The report drily notes: “Some economists fear that our aging workforce may be holding back economic growth.”  

(fingers tapping)

On the very same day, I saw this report that West Virginia is adopting a version of free community college that includes both drug testing and a post-graduation residency requirement in West Virginia. Public higher education for the young will come with strings that never applied to earlier generations, when it was cheap enough that they could pay for it themselves. That way, the state can use them to support the ever-growing ranks of retirees whose educations came without strings.

(fingers tapping)

Those of us who work at colleges with declining enrollment have become familiar with “cutting by attrition,” which means closing off jobs to the next generation that were open to a previous one, in order not to offend remaining incumbents of the previous generation who have more generous pensions than their successors will ever see.

(fingers tapping)

These are not signs of health. These are not signs of stewardship. This is a system eating its young, sacrificing the future to cushion the present.  

As an educator, I have a problem with that. The premise of education is creating a better future. That’s the basis of the entire enterprise. It’s what we do.  Education may draw on the best of the past, but at its core, it’s about the future. 

I can’t help but wonder if that’s part of why public education is struggling. It’s a forward-looking enterprise in a culture that isn’t. Snowballing austerity compels us to adopt behaviors that undercut the logic of what we do. Graduate programs keep taking new students because they need cheap labor, even knowing that full-time jobs for new Ph.D.’s are the exception.  

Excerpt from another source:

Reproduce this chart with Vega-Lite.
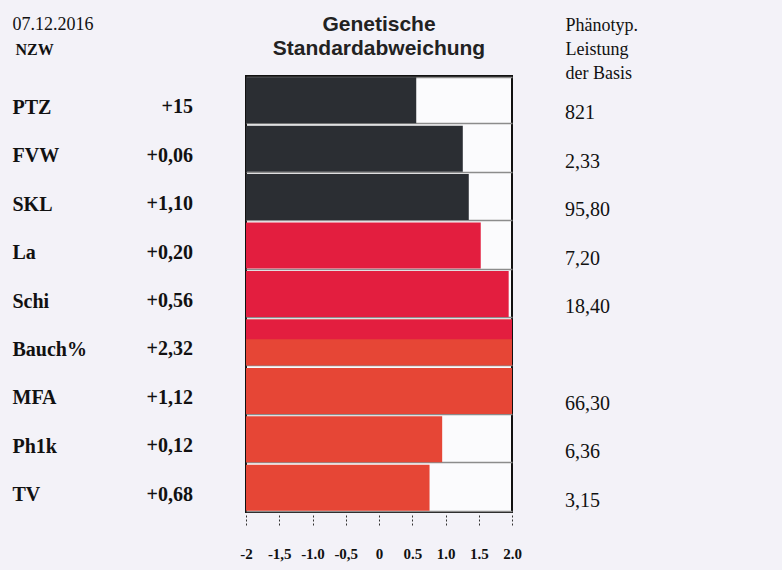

In a healthy society, intergenerational transfers of wealth move down, not up. We’re moving them up, and at an accelerating rate. That can’t go on forever.

Unsustainable trends, won’t be. At some point, they stop. I hope we can turn this trend around thoughtfully, before it fails catastrophically. As I get older, I realize that the future keeps coming, whether you’re prepared for it or not. We’re in the preparation business. It has never been more urgent. I may be nearsighted, but I can see this clearly.